FRC's Tony Perkins Joins Egypt's President, Coptic Believers for Opening of Cathedral Near Cairo

CONTACT: J.P. Duffy or Macie Malone, (866) FRC-NEWS or (866)-372-6397

CAIRO, EGYPT - Family Research Council President Tony Perkins, also a Commissioner on the U.S. Commission on International Religious Freedom, joined fellow commissioners Nadine Maenza and Johnnie Moore as a part of a delegation of evangelical leaders at last night’s inauguration of the Cathedral of Nativity outside of Cairo. At the invitation of the Egyptian government and the Coptic Church, the delegation attended the opening of both the Cathedral, which is the largest in the Middle East, and the Al-Fattah Al- Aleem mosque, both in the new administrative capital east of Cairo.

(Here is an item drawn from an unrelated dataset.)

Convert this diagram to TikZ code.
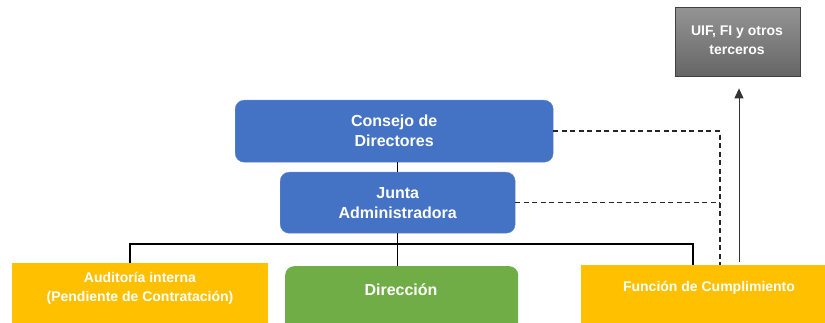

The trip included several meetings with religious and governmental leaders including Pope Tawadros II of Alexandria, the head of the Coptic Church.

Family Research Council President Tony Perkins released the following statement:

“It was an honor to join Pope Tawadros and the Coptic believers last night for their Christmas Eve service in their new cathedral constructed by President Abdul Fattah al-Sisi and the Egyptian government. Looking through the prism of religious freedom, it is very encouraging to see the deliberate steps President Sisi is taking to foster an environment in Egypt and the Middle East of greater religious understanding and tolerance,” Perkins said.

“The meetings with various religious leaders were informative and helpful in gauging Egypt’s progress toward greater religious freedom. In the more metropolitan areas, there is a strong consensus that religious conditions have improved significantly under the current policies that President Sisi has advanced. We repeatedly heard that the most significant challenges now are not with the government, but with the culture which has historically not been tolerant of religious minorities. I am hopeful with encouragement from the Trump administration that we will see additional changes that will help shift the culture towards more religious freedom,” Perkins added.

“While Egypt is facing significant challenges on several fronts, fostering an environment of religious understanding and acceptance between Muslims and religious minorities is very important in securing other human rights along with social and economic stability. I had the opportunity during last night’s festivities to encourage President Sisi in these positive steps,” Perkins concluded.